Some of Segalen's original photos can be seen here
Modern photos of the statue Segalen wrote about can be found on Wikimedia Commons (mostly by myself), as well as on panoramio.com: P.S. Here's my video report on a visit to the site in February 2011.

2011-01-04

And what did they write about railways in 1624?

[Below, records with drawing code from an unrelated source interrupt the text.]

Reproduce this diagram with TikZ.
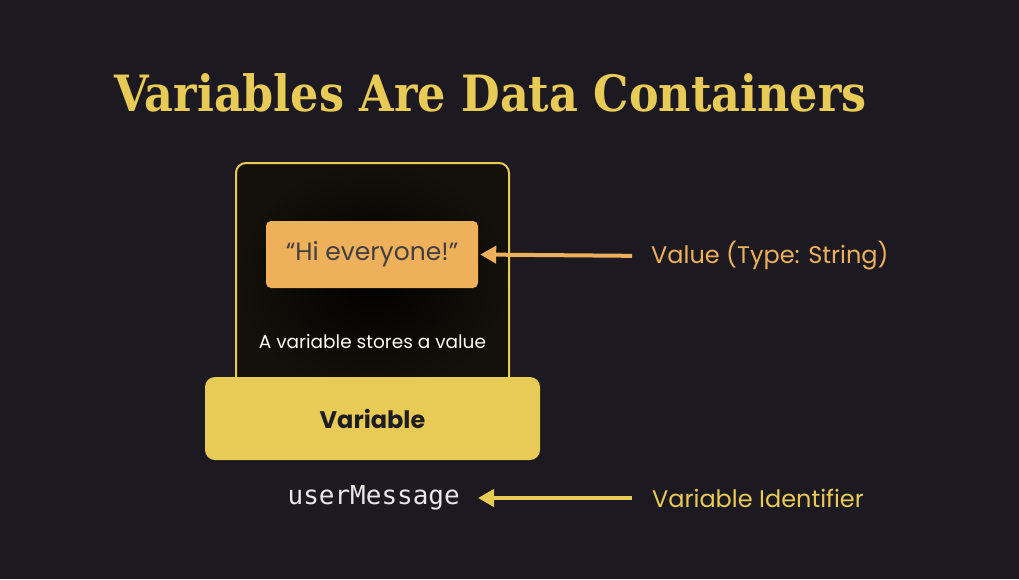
\documentclass[tikz,border=0pt]{standalone}
\usepackage{fontspec}
\setmainfont{Poppins}
\newfontfamily\titlefont[FakeStretch=0.89]{DejaVu Serif}
\setmonofont{DejaVu Sans Mono}
\usetikzlibrary{arrows.meta}
\definecolor{bg}{RGB}{28,26,32}
\definecolor{gold}{RGB}{232,202,86}
\definecolor{peach}{RGB}{238,176,90}
\definecolor{ink}{RGB}{31,29,34}
\definecolor{shell}{RGB}{20,17,10}

\begin{document}
\begin{tikzpicture}[x=1pt, y=-1pt,
					box/.style={rounded corners=10pt, inner sep=0pt},
					tag/.style={inner sep=0pt, font=\fontsize{24}{30}\selectfont},
					post/.style={{Triangle[length=16pt, width=17pt]}-, line width=4pt}]
	\fill[bg] (0,0) rectangle (1019,579);
	\useasboundingbox (0,0) rectangle (1019,579);
	\node[text=gold, font=\titlefont\bfseries\fontsize{50}{60}\selectfont] (title) at (490.5,93) {Variables Are Data Containers};
	% the container
	\node[box, draw=gold, line width=2pt, inner color=black, outer color=shell, minimum width=273pt, minimum height=230pt] (shell) at (372.5,278) {};
	\node[box, fill=gold, minimum width=335pt, minimum height=83pt, font=\bfseries\fontsize{24}{28}\selectfont, text=ink] (var) at (372.5,418.5) {Variable};
	\node[box, rounded corners=5pt, fill=peach, minimum width=212pt, minimum height=67pt, font=\fontsize{25}{30}\selectfont, text=ink!85!white] (value) at (372,254.5) {“Hi everyone!”};
	\node[font=\fontsize{18.5}{24}\selectfont, text=white!92!gold] (note) at (372.5,342) {A variable stores a value};
	% labels on the right
	\node[tag, anchor=west, text=peach] (vlabel) at (651,256) {Value (Type: String)};
	\node[inner sep=0pt, anchor=east, font=\ttfamily\fontsize{26}{30}\selectfont, text=white!90!bg] (ident) at (460,498) {userMessage};
	\node[tag, anchor=west, text=gold] (ilabel) at (652,498) {Variable Identifier};
	\draw[post, peach, shorten <=2pt, shorten >=19pt] (value.east) -- (vlabel.west);
	\draw[post, gold, shorten <=18pt, shorten >=20pt] (ident.east) -- (ilabel.west);
\end{tikzpicture}
\end{document}
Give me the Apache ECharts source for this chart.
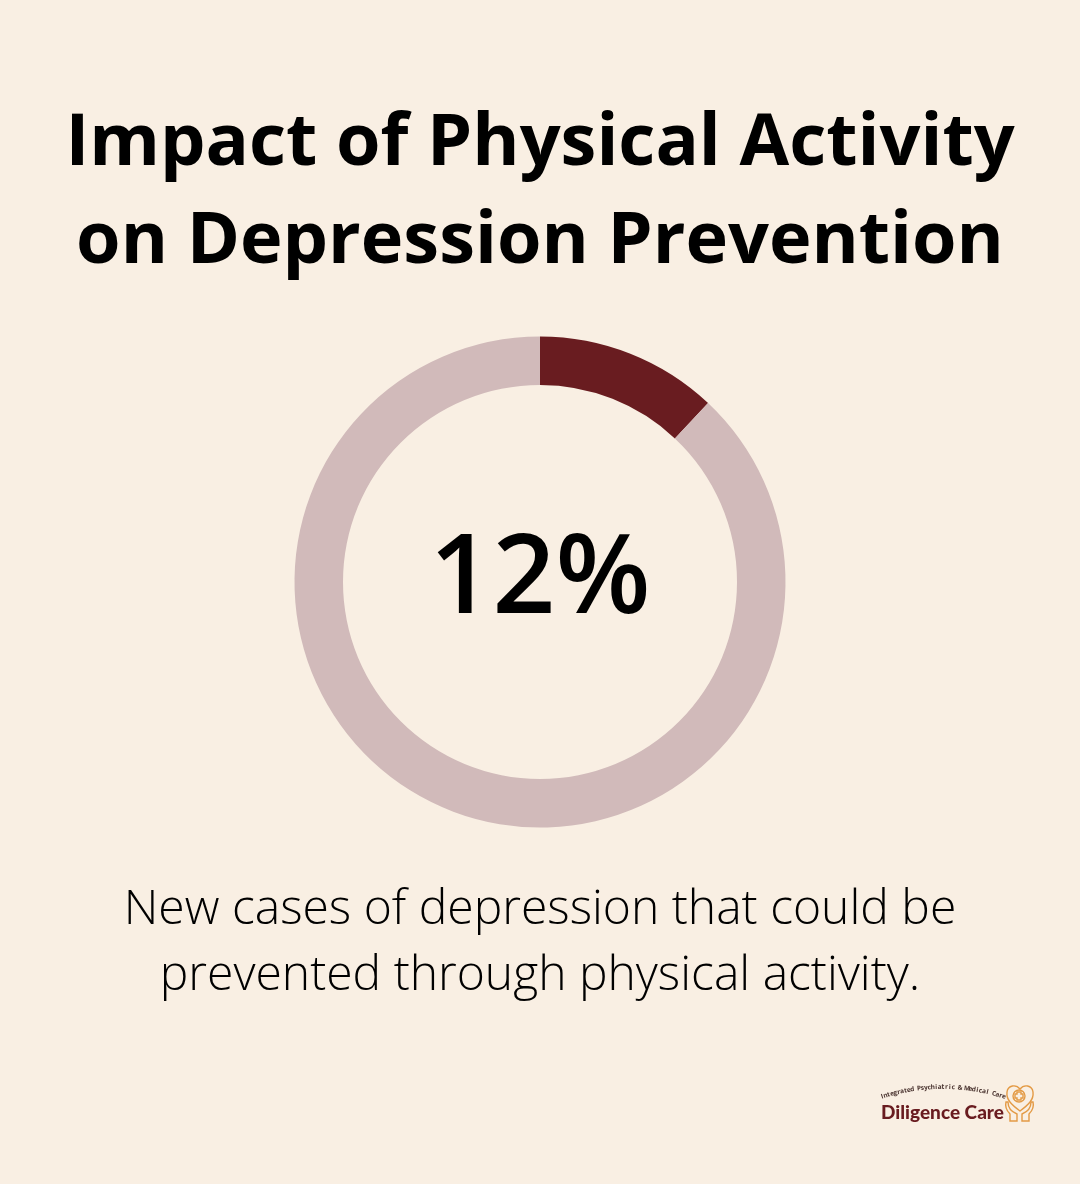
<!DOCTYPE html>
<html>
<head>
<meta charset="utf-8">
<style>
html, body { margin: 0; padding: 0; background: #f9efe3; }
#chart { width: 1080px; height: 1184px; }
</style>
<script src="https://cdn.jsdelivr.net/npm/echarts@6/dist/echarts.min.js"></script>
</head>
<body>
<div id="chart"></div>
<script>
var titleLines = ['Impact of Physical Activity', 'on Depression Prevention'];
var captionLines = ['New cases of depression that could be', 'prevented through physical activity.'];
var sliceNames = ['Preventable', 'Other'];
var sliceValues = [12, 88];
var sliceColors = ['#691c20', '#d1baba'];
var centerLabel = '12%';
var logoTop = 'Integrated Psychiatric & Medical Care';
var logoName = 'Diligence Care';

var chart = echarts.init(document.getElementById('chart'), null, { renderer: 'canvas' });

var data = [];
for (var i = 0; i < sliceValues.length; i++) {
    data.push({ name: sliceNames[i], value: sliceValues[i], itemStyle: { color: sliceColors[i] } });
}

// logo: small text bent over the name, one element per letter
var logoEls = [];
var arcX = 943, arcY = 1284, arcR = 197, arcSpan = 18;
for (var c = 0; c < logoTop.length; c++) {
    var deg = -arcSpan + 2 * arcSpan * c / (logoTop.length - 1);
    var rad = deg * Math.PI / 180;
    logoEls.push({
        type: 'text',
        x: arcX + arcR * Math.sin(rad),
        y: arcY - arcR * Math.cos(rad),
        rotation: -rad,
        style: {
            text: logoTop.charAt(c),
            fontFamily: 'Open Sans',
            fontWeight: 700,
            fontSize: 6.5,
            fill: '#4a3430',
            align: 'center',
            verticalAlign: 'middle'
        }
    });
}
logoEls.push({
    type: 'text',
    x: 881,
    y: 1113,
    style: {
        text: logoName,
        fontFamily: 'Lato',
        fontWeight: 900,
        fontSize: 19,
        fill: '#691c20',
        align: 'left',
        verticalAlign: 'middle'
    }
});

// logo: heart, cross and hands outline
var iconStyle = { fill: 'none', stroke: '#e39a45', lineWidth: 1.4 };
var iconPaths = {
    logoHeart: 'M1020 1111 C1012 1105 1006 1100 1007 1092 C1008 1085 1016 1084 1020 1089 C1024 1084 1032 1085 1033 1092 C1034 1100 1028 1105 1020 1111 Z',
    logoCross: 'M1017 1092 H1021 V1094 H1023 V1098 H1021 V1100 H1017 V1098 H1015 V1094 H1017 Z',
    logoHandL: 'M1008 1102 C1008 1108 1012 1112 1017 1114 V1121 H1010 V1114 C1007 1111 1005 1106 1006 1102 Z',
    logoHandR: 'M1031 1102 C1031 1108 1027 1112 1022 1114 V1121 H1029 V1114 C1032 1111 1034 1106 1033 1102 Z'
};
Object.keys(iconPaths).forEach(function (name) {
    echarts.graphic.registerShape(name, echarts.graphic.extendPath(iconPaths[name]));
    logoEls.push({ type: name, style: iconStyle });
});
logoEls.push({
    type: 'circle',
    shape: { cx: 1019, cy: 1096, r: 6 },
    style: iconStyle
});

chart.setOption({
    backgroundColor: '#f9efe3',
    animation: false,
    title: [
        { text: titleLines[0], left: 'center', top: 103, textStyle: { fontFamily: 'Open Sans', fontWeight: 700, fontSize: 72, color: '#000' } },
        { text: titleLines[1], left: 'center', top: 201, textStyle: { fontFamily: 'Open Sans', fontWeight: 700, fontSize: 72, color: '#000' } },
        { text: captionLines[0], left: 'center', top: 881, textStyle: { fontFamily: 'Open Sans', fontWeight: 300, fontSize: 48, color: '#000' } },
        { text: captionLines[1], left: 'center', top: 947, textStyle: { fontFamily: 'Open Sans', fontWeight: 300, fontSize: 48, color: '#000' } }
    ],
    graphic: { elements: logoEls },
    series: [{
        type: 'pie',
        center: [540, 582],
        radius: [197, 245.5],
        startAngle: 90,
        clockwise: true,
        silent: true,
        label: {
            show: true,
            position: 'center',
            formatter: function () { return centerLabel; },
            fontFamily: 'Open Sans',
            fontWeight: 600,
            fontSize: 110,
            color: '#000'
        },
        labelLine: { show: false },
        data: data
    }]
});
</script>
</body>
</html>
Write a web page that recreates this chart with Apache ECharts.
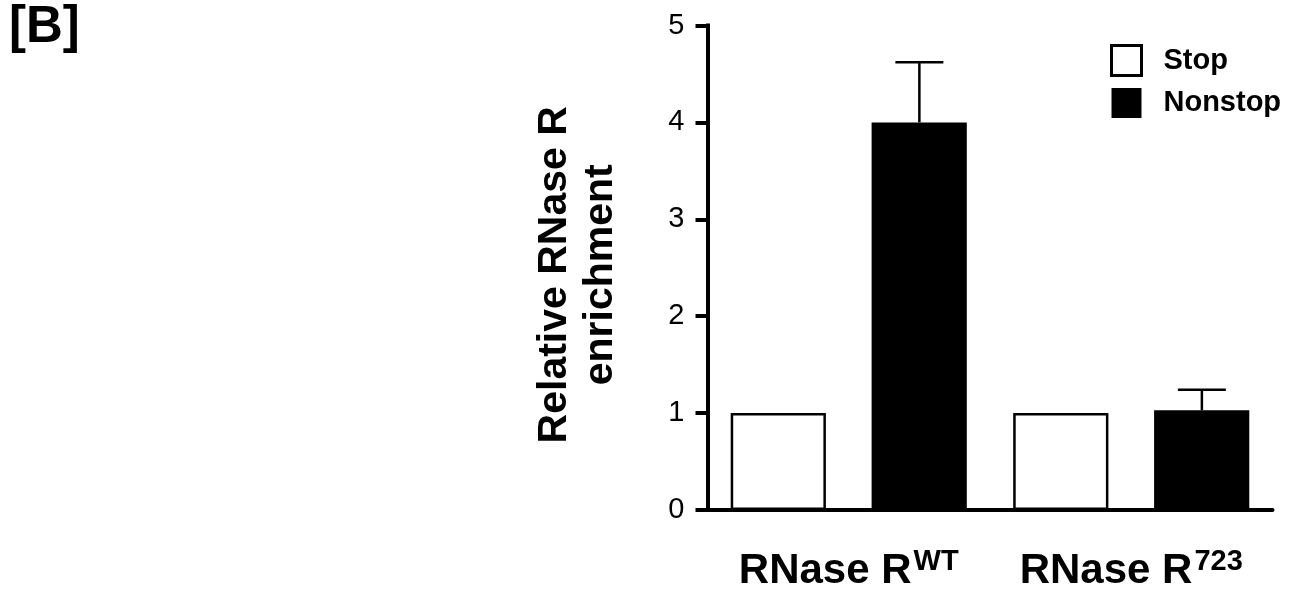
<!DOCTYPE html>
<html>
<head>
<meta charset="utf-8">
<script src="https://cdn.jsdelivr.net/npm/echarts@6/dist/echarts.min.js"></script>
<style>
html,body{margin:0;padding:0;background:#fff;}
#chart{width:1298px;height:592px;}
</style>
</head>
<body>
<div id="chart"></div>
<script>
// ---- data ----
var categories = ['WT', '723'];
var stopValues = [1.0, 1.0];
var nonstopValues = [4.0, 1.03];
var nonstopErrors = [0.62, 0.21];
var yTicks = [0, 1, 2, 3, 4, 5];
var panelLabel = '[B]';
var yTitle = 'Relative RNase R\nenrichment';

var FONT = '"Liberation Sans", Arial, Helvetica, sans-serif';

var errData = categories.map(function (c, i) {
  return [i, nonstopValues[i], nonstopValues[i] + nonstopErrors[i]];
});

var chart = echarts.init(document.getElementById('chart'), null, {renderer: 'canvas'});
chart.setOption({
  backgroundColor: '#fff',
  animation: false,
  title: {
    text: panelLabel,
    left: 4,
    top: -3,
    textStyle: {fontFamily: FONT, fontSize: 51, fontWeight: 'bold', color: '#000'}
  },
  legend: {
    orient: 'vertical',
    left: 1110,
    top: 44,
    padding: 0,
    itemWidth: 30,
    itemHeight: 30,
    itemGap: 11,
    icon: 'rect',
    textStyle: {fontFamily: FONT, fontSize: 29, fontWeight: 'bold', color: '#000', padding: [0, 0, 0, 17]},
    data: [
      {name: 'Stop', itemStyle: {color: '#fff', borderColor: '#000', borderWidth: 3}},
      {name: 'Nonstop', itemStyle: {color: '#000', borderColor: '#000', borderWidth: 0}}
    ]
  },
  grid: {left: 707.5, right: 25.5, top: 25.5, bottom: 80.5, containLabel: false},
  xAxis: {
    type: 'category',
    data: categories,
    axisLine: {lineStyle: {color: '#000', width: 4}},
    axisTick: {show: false},
    axisLabel: {
      margin: 37,
      formatter: function (v) { return '{b|RNase R}{s|' + v + '}'; },
      rich: {
        b: {fontFamily: FONT, fontSize: 42, fontWeight: 'bold', color: '#000', lineHeight: 48},
        s: {fontFamily: FONT, fontSize: 29, fontWeight: 'bold', color: '#000', lineHeight: 30, verticalAlign: 'top', padding: [0, 0, 0, 2]}
      }
    }
  },
  yAxis: {
    type: 'value',
    min: yTicks[0],
    max: yTicks[yTicks.length - 1],
    interval: 1,
    name: yTitle,
    nameLocation: 'middle',
    nameRotate: 90,
    nameGap: 84,
    nameTextStyle: {fontFamily: FONT, fontSize: 41, fontWeight: 'bold', color: '#000', lineHeight: 46, padding: [0, 14, 0, 0]},
    axisLine: {show: true, lineStyle: {color: '#000', width: 4, cap: 'square'}},
    axisTick: {show: true, length: 12, lineStyle: {color: '#000', width: 4}},
    axisLabel: {margin: 23, fontFamily: FONT, fontSize: 29, color: '#000'},
    splitLine: {show: false}
  },
  series: [
    {
      name: 'Stop',
      type: 'bar',
      data: stopValues,
      barWidth: '33.7%',
      barGap: '48%',
      itemStyle: {color: '#fff', borderColor: '#000', borderWidth: 2.5}
    },
    {
      name: 'Nonstop',
      type: 'bar',
      data: nonstopValues,
      barWidth: '33.7%',
      barGap: '48%',
      itemStyle: {color: '#000', borderColor: '#000', borderWidth: 2.5}
    },
    {
      name: 'err',
      type: 'custom',
      z: 5,
      silent: true,
      data: errData,
      renderItem: function (params, api) {
        var catW = api.size([1, 0])[0];
        var x = api.coord([api.value(0), 0])[0] + catW * 0.25;
        var yLow = api.coord([api.value(0), api.value(1)])[1];
        var yHigh = api.coord([api.value(0), api.value(2)])[1];
        var half = 24;
        var style = {stroke: '#000', lineWidth: 2.5, fill: null};
        return {
          type: 'group',
          children: [
            {type: 'line', shape: {x1: x, y1: yLow, x2: x, y2: yHigh}, style: style},
            {type: 'line', shape: {x1: x - half, y1: yHigh, x2: x + half, y2: yHigh}, style: style}
          ]
        };
      }
    }
  ]
});
</script>
</body>
</html>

When using Google Books yesterday, I was offered to fill in a survey. Besides asking whether I am aware of various new ways to sell e-books, they asked for a general feedback. Below, with minor edits, is what I wrote.
Google Books is a great tool of course, but there are quite a few things that can be improved: 1) Sometimes the font is too small - and zooming in the browser does not help (i.e., it's still illegible). 2) Old books are occasionally scanned in careless ways, especially when they are "centerfold" type pages that no one bothered to unfold prop erly. (Can't find a good example right now, but this one comes close, complete with the image of the scanner operators' fingers: Regni Sinensis la Tartaris Tyrannicle evastati depopulatique concinna Enarratio 3) A fair number of books are mis-dated, and the cool new NGram viewer has made it painfully obvious. Just ask, for example, "Who wrote about railways or railroads 300 years ago?" 4) It seems that the mechanism for Google Books "importing" reviews from the "usual places" elsewhere (i.e., Amazon.com, I reckon...) does not always work. E.g., the review existing this Roel Sterckx's book at Amazon does not show at the books's page at GB 5) How do you insert hyperlinks into reviews anyway? Even at Amazon you can insert a link to another Amazon product (via its ASIN); at the very least, Google Books should allow one to insert a link to another book at GB.